**WHAT IS ASKED:** Set down, exactly as written, the lines from the top of the data to the line that holds "legend_label = '# of unique DIN'", and omit the pictures.

════

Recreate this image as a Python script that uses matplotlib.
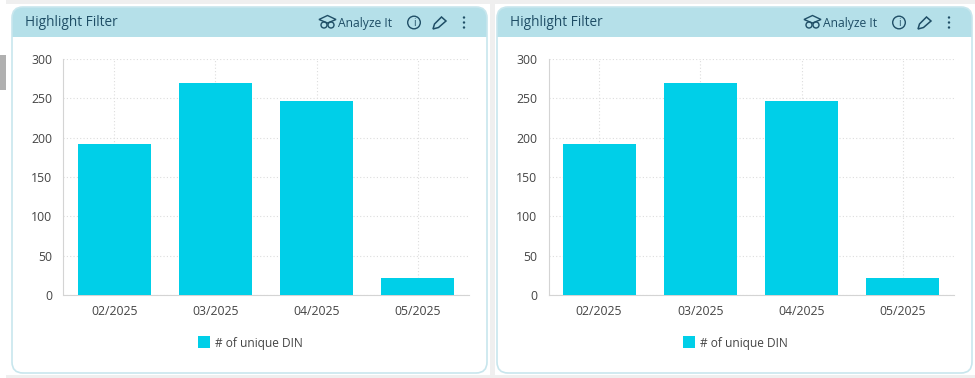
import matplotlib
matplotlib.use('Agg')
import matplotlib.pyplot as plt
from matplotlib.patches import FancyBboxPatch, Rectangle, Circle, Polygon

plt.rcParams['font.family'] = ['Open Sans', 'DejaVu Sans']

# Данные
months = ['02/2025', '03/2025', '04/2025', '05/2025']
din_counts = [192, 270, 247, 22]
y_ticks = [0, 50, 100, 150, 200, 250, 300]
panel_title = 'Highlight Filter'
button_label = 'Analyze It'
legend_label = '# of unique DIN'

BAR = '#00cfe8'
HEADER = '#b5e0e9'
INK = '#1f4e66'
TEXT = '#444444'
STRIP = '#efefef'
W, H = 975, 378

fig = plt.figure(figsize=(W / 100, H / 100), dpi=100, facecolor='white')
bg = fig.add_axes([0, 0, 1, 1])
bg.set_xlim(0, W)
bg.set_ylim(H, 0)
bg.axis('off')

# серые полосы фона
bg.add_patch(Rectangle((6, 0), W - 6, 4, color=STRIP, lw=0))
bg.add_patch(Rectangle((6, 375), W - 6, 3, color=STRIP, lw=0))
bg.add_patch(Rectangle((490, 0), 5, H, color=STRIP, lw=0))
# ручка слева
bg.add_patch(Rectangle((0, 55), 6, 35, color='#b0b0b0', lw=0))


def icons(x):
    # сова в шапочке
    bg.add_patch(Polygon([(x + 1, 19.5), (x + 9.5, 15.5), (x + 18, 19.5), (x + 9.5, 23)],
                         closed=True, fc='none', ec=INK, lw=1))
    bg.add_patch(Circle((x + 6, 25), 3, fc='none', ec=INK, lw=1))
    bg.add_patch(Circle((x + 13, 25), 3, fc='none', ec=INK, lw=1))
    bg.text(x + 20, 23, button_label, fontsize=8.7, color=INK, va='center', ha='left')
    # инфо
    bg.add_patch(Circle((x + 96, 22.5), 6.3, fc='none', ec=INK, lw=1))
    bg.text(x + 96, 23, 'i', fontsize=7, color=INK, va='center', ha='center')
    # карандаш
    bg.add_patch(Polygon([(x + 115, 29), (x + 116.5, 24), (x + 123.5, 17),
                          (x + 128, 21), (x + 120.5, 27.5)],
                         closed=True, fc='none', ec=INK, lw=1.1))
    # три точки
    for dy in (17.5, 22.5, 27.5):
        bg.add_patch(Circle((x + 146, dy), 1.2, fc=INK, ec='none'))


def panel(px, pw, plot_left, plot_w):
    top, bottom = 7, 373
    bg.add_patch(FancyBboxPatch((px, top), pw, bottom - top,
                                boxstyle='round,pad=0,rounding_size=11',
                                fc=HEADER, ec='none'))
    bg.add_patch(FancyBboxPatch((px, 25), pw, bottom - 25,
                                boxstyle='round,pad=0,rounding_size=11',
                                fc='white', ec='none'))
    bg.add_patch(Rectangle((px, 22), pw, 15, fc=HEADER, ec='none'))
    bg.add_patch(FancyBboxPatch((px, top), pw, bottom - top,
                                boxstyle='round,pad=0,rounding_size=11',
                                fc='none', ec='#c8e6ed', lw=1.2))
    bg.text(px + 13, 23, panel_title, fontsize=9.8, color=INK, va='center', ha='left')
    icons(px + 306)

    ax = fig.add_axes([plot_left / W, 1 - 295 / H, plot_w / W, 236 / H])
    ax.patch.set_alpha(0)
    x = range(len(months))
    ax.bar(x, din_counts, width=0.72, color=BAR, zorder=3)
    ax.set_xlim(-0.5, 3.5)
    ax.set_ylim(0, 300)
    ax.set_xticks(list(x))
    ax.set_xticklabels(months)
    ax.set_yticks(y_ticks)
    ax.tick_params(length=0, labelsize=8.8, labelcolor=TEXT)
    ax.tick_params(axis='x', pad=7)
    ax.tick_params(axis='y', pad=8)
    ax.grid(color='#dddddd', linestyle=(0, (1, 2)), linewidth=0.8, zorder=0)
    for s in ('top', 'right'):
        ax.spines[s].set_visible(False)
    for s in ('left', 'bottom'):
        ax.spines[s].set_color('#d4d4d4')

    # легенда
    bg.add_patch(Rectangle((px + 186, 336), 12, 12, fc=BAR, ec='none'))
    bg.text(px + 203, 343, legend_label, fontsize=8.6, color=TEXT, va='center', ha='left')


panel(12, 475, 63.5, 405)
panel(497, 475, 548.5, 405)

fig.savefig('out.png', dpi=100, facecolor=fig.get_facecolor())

════

**COMPLETE ANSWER:**
Recreate this image as a Python script that uses matplotlib.
import matplotlib
matplotlib.use('Agg')
import matplotlib.pyplot as plt
from matplotlib.patches import FancyBboxPatch, Rectangle, Circle, Polygon

plt.rcParams['font.family'] = ['Open Sans', 'DejaVu Sans']

# Данные
months = ['02/2025', '03/2025', '04/2025', '05/2025']
din_counts = [192, 270, 247, 22]
y_ticks = [0, 50, 100, 150, 200, 250, 300]
panel_title = 'Highlight Filter'
button_label = 'Analyze It'
legend_label = '# of unique DIN'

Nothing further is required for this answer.